Respondents to the New York Times-CBS News poll released Monday were asked whom they'd trust most "with successfully resolving the war in Iraq." Fully 68 percent said military commanders; 21 percent said Congress. A mind-boggling 5 percent said the Bush administration.
Five percent? Five? More Americans believe that Elvis walks among us than trust Bush to get us out of Iraq.
The administration knows this, which is why it was necessary to invent Gen. David Petraeus and his plan. It is why the president spent the past month invoking the general every time he spoke about the war and investing the general with strategic wisdom and moral authority that presidents usually claim for themselves. If the war is to continue fundamentally unchanged, so that Bush can stagger to the finish line of his presidency without having to acknowledge the disasters he inflicted on Iraq and on America's good name, someone with more credibility than he would have to be found to justify its continuation.
The administration had already run through a dozen raisons d'etre for the war. The latest -- we're helping the tribes defeat al-Qaeda in Iraq; we're helping promote reconciliation in Baghdad, or a devolution of authority to the provinces, or both; we're nation-building toward a soft partition; we're working toward limiting the civil war when we leave even though we're arming the rival factions because of our immediate tactical needs; we're buying time for the Maliki government to settle the civil strife it's fomenting; we're fighting al-Qaeda in Iraq so we don't have to fight it here and because our Iraqi occupation doesn't leave us with a large enough force to do anything about the real al-Qaeda in Pakistan -- don't really pack much of a punch.
In our own Civil War, the moral urgency of the Union cause expanded during the conflict, which began as a war to preserve the Union and concluded not only as that but also as a war to abolish slavery and renew democracy. In Iraq, our cause has grown smaller and murkier with each passing month. In his Senate testimony Tuesday, Petraeus was so immersed in explicating ephemera that when old John Warner suddenly asked him if keeping the war going really made America safer, Petraeus could do no better than say, "Sir, I don't know, actually."
Failing to come up with a more compelling message, the administration clearly decided that it had to come up with a more credible messenger. The Iraqi army may not have stood up so that U.S. forces could stand down, but Petraeus stood up so Bush could stand down.

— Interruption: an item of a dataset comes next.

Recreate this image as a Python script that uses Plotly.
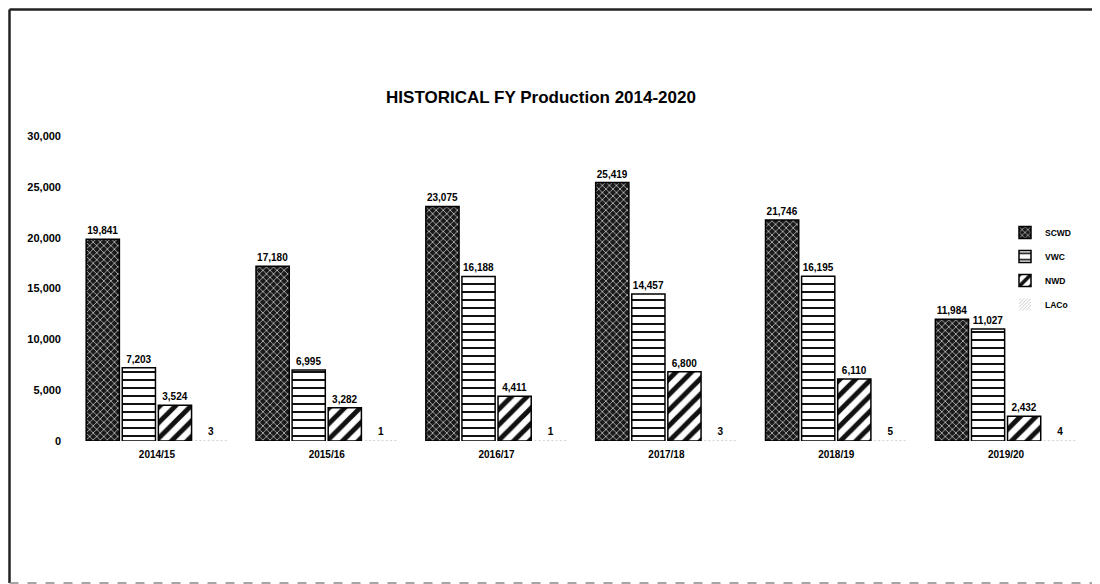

Indeed, the Petraeusization of the sales pitch is necessary precisely because the war itself isn't changing. The president and his general are proposing to reduce U.S. forces by next July to about the level they were at in November 2006, when the American people went to the polls and voted to change course in Iraq. They are not proposing to reduce forces beneath that level. The underlying sectarian enmities that have plunged Iraq into civil war haven't abated in the slightest. American soldiers are dying to protect Iraqis from Iraqis, to shift the balance of power to Shiites in this province and to Sunnis in that. The war remains a porker, though Petraeus has done his best to dab on the lipstick.
For the president and his party, though, Petraeus is messenger and message rolled into one. It's his war now, they say; he has begun the war anew; all they are saying is give Petraeus's war a chance. He enables Republican presidential candidates to avoid breaking with the president while at the same time not having to mention the president's name. The general enables Republican legislators to attack Democrats for squishiness without having to bring up Bush.
In the end, I don't think Petraeusization will succeed. The American people will understand it's the same stinking war. And for those who don't, George Bush will go on television tonight to drive that point home.